以上メモしたことのほとんどは、『ギヴァー』のなかでジョナスが考えた結果、アクションとして起こしたことと同じというように、私には取れたので紹介しました。
★1885年頃に最初に私がcritical thinkingに出会ったのは、カナダのグローバル教育を実践している先生たちが最も大切なことをcritical thinkingだと答えているアンケート結果を見たからです。日本では、そんなふうに答えられる教育関係者はほぼいないと思い、実際に調査をしてみたところ、その通りの結果が出ました(ちなみに、日本での断然トップは「思いやり」です。38年後の今同じ調査をしても、ほぼ同じような結果が両国で出るのではないかと思います!)
次の出会いは、critical
friendをテーマにした丸3日間の研修会に参加しました。そのやり方は、『学びの中心はやっぱり生徒だ!』の240~241ページで紹介されています。あるいは、https://projectbetterschool.blogspot.com/2012/08/blog-post_19.html で読めます。次は、『「考える力」はこうしてつける』がcritical friendの存在で書かれた本ということでした!
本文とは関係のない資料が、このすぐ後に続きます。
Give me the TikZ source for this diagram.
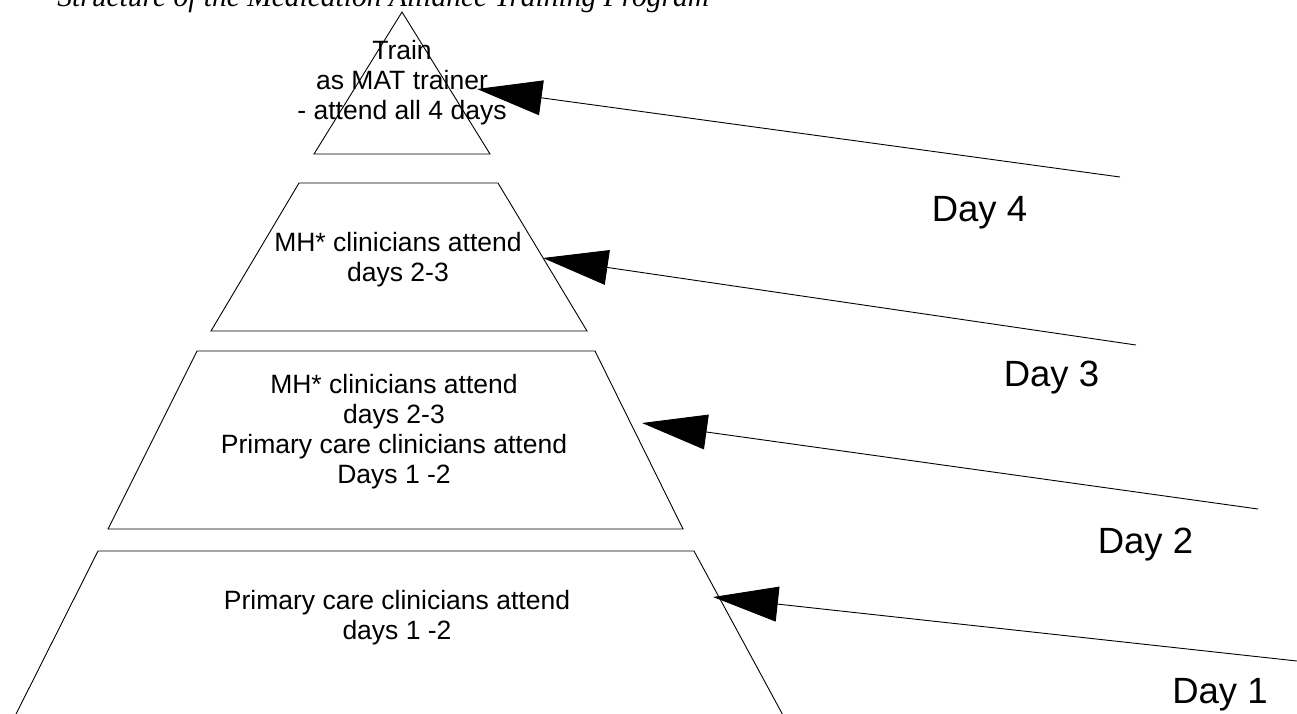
\documentclass[tikz,border=0pt]{standalone}
\usepackage{fontspec}
\setmainfont{Liberation Sans}
\newfontfamily\titlefont{Liberation Serif}
\usetikzlibrary{arrows.meta}

\begin{document}
\begin{tikzpicture}[x=1pt,y=-1pt,line width=0.9pt,
	tiertext/.style={align=center,inner sep=0pt,font=\fontsize{26.5}{30}\selectfont},
	daytext/.style={anchor=base,inner sep=0pt,font=\fontsize{36.5}{42}\selectfont},
	dayarrow/.style={-{Triangle[length=65pt,width=35pt]}}]

	\useasboundingbox (0,0) rectangle (1297,713);
	\clip (0,0) rectangle (1297,713);

	\node[anchor=base west,inner sep=0pt,font=\titlefont\itshape\fontsize{29.5}{34}\selectfont] (title) at (57,6) {Structure of the Medication Alliance Training Program};

	% the four tiers
	\draw (402,12) -- (490,154) -- (314,154) -- cycle;
	\draw (299,183) -- (498,183) -- (587,331) -- (211,331) -- cycle;
	\draw (197,351) -- (595,351) -- (683,529) -- (108,529) -- cycle;
	\draw (98,551) -- (694,551) -- (791,730) -- (8,730) -- cycle;

	\node[tiertext] (tier4) at (402,83) {Train\\as MAT trainer\\- attend all 4 days};
	\node[tiertext] (tier3) at (398,260) {MH* clinicians attend\\days 2-3};
	\node[tiertext] (tier2) at (394,432) {MH* clinicians attend\\days 2-3\\Primary care clinicians attend\\Days 1 -2};
	\node[tiertext] (tier1) at (397,618) {Primary care clinicians attend\\days 1 -2};

	% arrows
	\coordinate (tip4) at (477,89);
	\coordinate (end4) at (1120,177);
	\coordinate (tip3) at (543,258);
	\coordinate (end3) at (1136,345);
	\coordinate (tip2) at (642,423);
	\coordinate (end2) at (1258,509);
	\coordinate (tip1) at (713,597);
	\coordinate (end1) at (1297,661);

	\draw[dayarrow] (end4) -- (tip4);
	\draw[dayarrow] (end3) -- (tip3);
	\draw[dayarrow] (end2) -- (tip2);
	\draw[dayarrow] (end1) -- (tip1);

	\node[daytext] (day4) at (979.5,221) {Day 4};
	\node[daytext] (day3) at (1051.5,386) {Day 3};
	\node[daytext] (day2) at (1145.5,553) {Day 2};
	\node[daytext] (day1) at (1220,703) {Day 1};

\end{tikzpicture}
\end{document}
知ってから、最初の20年ぐらいはcritical thinkingは「批判的だが温かく」とか「批判的だが、建設的に」と、そしてcritical friendは「批判的な友だち」と訳していました。
しかし、2006年ぐらいに、国語の作文指導のあり方を改善しようという「作家の時間」のなかで「批判的な友だち」を子どもたちにやってもらおうとしたのですが、誰も批判的になりたくないので、せっかくいい方法なのに使われませんでした。
そこで、もがいた末にcriticalには「重要な、大切な」という意味もあることを思いだし、「大切な友だち」に名称を代えたところ、嬉々としてやり出してくれました。誰も、ファンレターをもらって、それほどうれしいことはありませんから。(でも、批判するのは嫌いです! 「大切な友だち」のなかでは批判はしません! 質問の形に変えて投げかけますが。)
そして、ここ10年ぐらいは「大切なものを選び取る力/大切でないものを排除する力」を使っています。これなら、ほぼ40年前にカナダの先生たちがダントツで最も大切にしたいと言っていたのが、分かる気がしませんか?
なお、クリティカルな思考は、「21世紀型スキルの4C」の一つとだいぶ前から言われていますが、ほかの3つ(コミュニケーション、コラボレーション=協働する力、クリエイティビティー=創造力)はそれなりに受け入れられても、クリティカルな思考はほとんど全く認知されていない状況が続いています。「批判的思考力」では、子どもたちが証明しているように、だれも批判はしたくないので受け入れられないでしょう。また、具体的にそれを磨くために練習する方法も、ほとんど紹介されないままが続いています。
★★『言葉を選ぶ、授業が変わる!』および『オープニングマインド』のなかで紹介されている、identity, agency, social imagination, 「それを考えるほかのほうほうはありますか?」「一緒に考え、力を合わせて取り組む」「世界を選択する」などの言葉や章立てで面白い内容が書かれている2冊の本です!